Sotto i missili, sicuri solo di Dio

Don Gioele vive a Beer Sheeba, in territorio israeliano, a pochi chilometri dalla Striscia. Qui gli allarmi sono continui. La gente vive nella paura. Anche i cristiani. Eppure, tra un attacco e un altro, qualcosa sostiene la vita. E la fa andare avanti
Luca Fiore

«Mi scusi, ma hanno iniziato a suonare le sirene. Possiamo sentirci tra dieci minuti?». Don Gioele Salvaterra, sacerdote fidei donum della diocesi di Bolzano-Bressanone, abita da tre anni a Beer Sheeba, capitale del Negev, a Sud di Israele, a meno di 50 chilometri dalla Striscia di Gaza. Negli ultimi giorni la città è uno degli obiettivi dei razzi lanciati dalla Jihad islamica. Le sirene annunciano un attacco imminente. Nel giro di un minuto occorre raggiungere il rifugio più vicino. Da mercoledì scorso gli allarmi sono costanti. Tre o quattro al giorno. Bisogna aspettare mezz’ora perché il sacerdote risponda di nuovo al telefono: «Ora stavo guardando in tv cosa è successo. Erano sei razzi: quattro sono stati intercettati. Uno è caduto fuori città, l’altro su una casa. Ma non ci sono stati feriti».
A Beer Sheeba sono momenti di paura. Le scuole sono chiuse. Il resto delle attività continua, ma il clima è di tensione. «Qui siamo in “seconda fascia”, quindi la gente continua ad andare a lavorare. Però è sconsigliato uscire di casa per motivi non necessari. E quando si esce bisogna guardarsi in giro per capire dove sia il rifugio più vicino».

A soffrire di più di questa situazione sono i bambini: «Per loro è un grande stress. Quando vengono in parrocchia raccontano quel che è successo. Sono svegliati durante la notte, devono a loro volta svegliare fratelli e sorelle. La corsa ai rifugi... Per gli adulti c’è una certa abitudine. Dopo la fine di “Piombo fuso” (l’operazione dell’esercito israeliano contro Gaza a cavallo tra il 2008 e il 2009, scatenata a seguito del lancio di razzi verso Israele, ndr), gli attacchi non si sono mai davvero fermati. Questo però non toglie la paura a ogni suono di sirena. In un’occasione l’anno scorso, per ragioni di sicurezza, ho dovuto celebrare la messa in uno scantinato: nei giorni precedenti era caduto un missile nelle vicinanze della Chiesa».

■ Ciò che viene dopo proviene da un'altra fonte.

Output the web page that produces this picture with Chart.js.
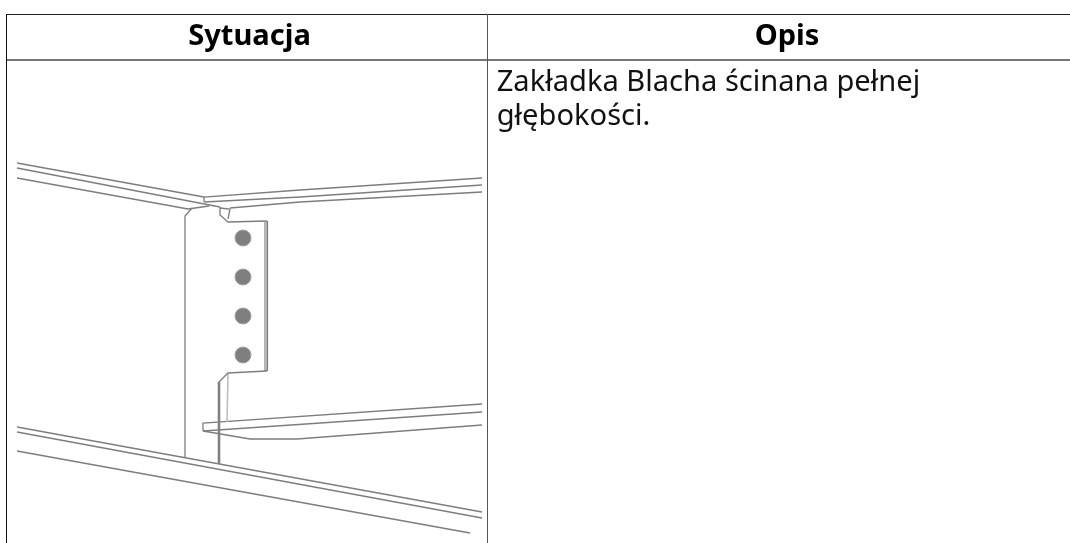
<!DOCTYPE html>
<html lang="pl">
<head>
<meta charset="utf-8">
<title>Sytuacja</title>
<script src="https://cdn.jsdelivr.net/npm/chart.js@4"></script>
<style>
html, body { margin: 0; padding: 0; background: #fff; width: 1070px; height: 543px; overflow: hidden; }
#myChart { position: absolute; left: 0; top: 0; }
.cell { position: absolute; font-family: "Noto Sans", sans-serif; font-size: 29.1px; line-height: 34px; color: #111; white-space: nowrap; }
.head { top: 14px; line-height: 40px; font-weight: bold; text-align: center; color: #000; }
.rule { position: absolute; }
</style>
</head>
<body>
<canvas id="myChart" width="1070" height="543"></canvas>
<div class="rule" style="left:6px;top:14px;width:1064px;height:1px;background:#222"></div>
<div class="rule" style="left:6px;top:59px;width:1064px;height:2px;background:#777"></div>
<div class="rule" style="left:6px;top:14px;width:1px;height:529px;background:#111"></div>
<div class="rule" style="left:486.5px;top:14px;width:1.2px;height:529px;background:#555"></div>
<div class="cell head" id="head1" style="left:7px;width:485px"></div>
<div class="cell head" id="head2" style="left:488px;width:598px"></div>
<div class="cell" id="desc" style="left:496.7px;top:63px;width:560px"></div>
<script>
var headers = ['Sytuacja', 'Opis'];
var description = 'Zakładka Blacha ścinana pełnej<br>głębokości.';

// drawing lines in picture units
var topLeftBeam = [
    [{ x: 17, y: 163 }, { x: 204, y: 197 }],
    [{ x: 17, y: 168 }, { x: 220, y: 207 }],
    [{ x: 17, y: 178 }, { x: 188, y: 209 }, { x: 209, y: 206 }]
];
var topRightBeam = [
    [{ x: 204, y: 202 }, { x: 204, y: 197 }, { x: 300, y: 190 }, { x: 482, y: 178 }],
    [{ x: 204, y: 202 }, { x: 300, y: 197 }, { x: 482, y: 185 }],
    [{ x: 230, y: 208 }, { x: 300, y: 202 }, { x: 482, y: 192 }]
];
var plateEdges = [
    [{ x: 192, y: 208 }, { x: 185, y: 216 }, { x: 185, y: 457 }],
    [{ x: 220, y: 207 }, { x: 220, y: 215 }, { x: 228, y: 222 }, { x: 267, y: 221 }],
    [{ x: 220, y: 208 }, { x: 230, y: 209 }, { x: 228, y: 219 }],
    [{ x: 267, y: 371 }, { x: 228, y: 373 }, { x: 219, y: 382 }]
];
var plateThick = [
    [{ x: 219, y: 382 }, { x: 219, y: 464 }]
];
var plateRightShade = [
    [{ x: 265.5, y: 222 }, { x: 265.5, y: 371 }]
];
var plateRightEdge = [
    [{ x: 267.5, y: 221 }, { x: 267.5, y: 371 }]
];
var plateLight = [
    [{ x: 228, y: 374 }, { x: 227, y: 422 }]
];
var bottomRightBeam = [
    [{ x: 203, y: 431 }, { x: 203, y: 423 }, { x: 482, y: 404 }],
    [{ x: 203, y: 431 }, { x: 482, y: 412 }],
    [{ x: 203, y: 431 }, { x: 250, y: 439 }, { x: 297, y: 439 }, { x: 482, y: 425 }]
];
var bottomLeftBeam = [
    [{ x: 17, y: 427 }, { x: 482, y: 512 }],
    [{ x: 17, y: 432 }, { x: 482, y: 518 }],
    [{ x: 17, y: 451 }, { x: 470, y: 533 }]
];
var bolts = [{ x: 243, y: 238 }, { x: 243, y: 277 }, { x: 243, y: 316 }, { x: 243, y: 355 }];

document.getElementById('head1').textContent = headers[0];
document.getElementById('head2').textContent = headers[1];
document.getElementById('desc').innerHTML = description;

function lineSets(lines, color, width) {
    return lines.map(function (pts) {
        return {
            data: pts,
            showLine: true,
            pointRadius: 0,
            borderColor: color,
            borderWidth: width,
            tension: 0
        };
    });
}

var datasets = []
    .concat(lineSets(topLeftBeam, '#7d7d7d', 1.3))
    .concat(lineSets(topRightBeam, '#7d7d7d', 1.3))
    .concat(lineSets(plateEdges, '#7d7d7d', 1.3))
    .concat(lineSets(plateThick, '#808080', 2.6))
    .concat(lineSets(plateRightShade, '#b5b5b5', 3))
    .concat(lineSets(plateRightEdge, '#7d7d7d', 1.2))
    .concat(lineSets(plateLight, '#bbbbbb', 1.5))
    .concat(lineSets(bottomRightBeam, '#7d7d7d', 1.3))
    .concat(lineSets(bottomLeftBeam, '#7d7d7d', 1.3));

datasets.push({
    data: bolts,
    pointRadius: 8,
    pointBackgroundColor: '#7f7f7f',
    pointBorderColor: '#a0a0a0',
    pointBorderWidth: 1
});

var ctx = document.getElementById('myChart').getContext('2d');
var myChart = new Chart(ctx, {
    type: 'scatter',
    data: { datasets: datasets },
    options: {
        responsive: false,
        animation: false,
        plugins: {
            legend: { display: false },
            tooltip: { enabled: false }
        },
        layout: { padding: 0, autoPadding: false },
        scales: {
            x: { display: false, min: 0, max: 1070 },
            y: { display: false, min: 0, max: 543, reverse: true }
        }
    }
});
</script>
</body>
</html>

Don Gioele serve una parrocchia latina di lingua ebraica. Alla messa domenicale vengono tra le 30 e le 40 persone. Sono locali, ma anche persone che per ragioni di lavoro si sono spostati qui dalla Galilea o immigrati da India e Filippine. «Cosa significa essere sacerdote qui in questo momento? Significa ascoltare i racconti delle persone. Essere qui con loro, soffrire con loro. Non si possono fare grandi cose. Non posso fermare i missili». Paura? «Sì, ho paura anche io, certo. Ma io sono qui per condividere questa esperienza. È importante che questa gente sappia che c’è qualcuno con cui parlare di quel che sta accadendo. La fede, per noi, è quella sicurezza in più. Sappiamo che c’è la volontà di Dio. La morte in questo senso fa meno paura. Per noi significa fare le cose di tutti i giorni con una maggiore sicurezza, con una maggiore tranquillità. La nostra sicurezza viene da Dio».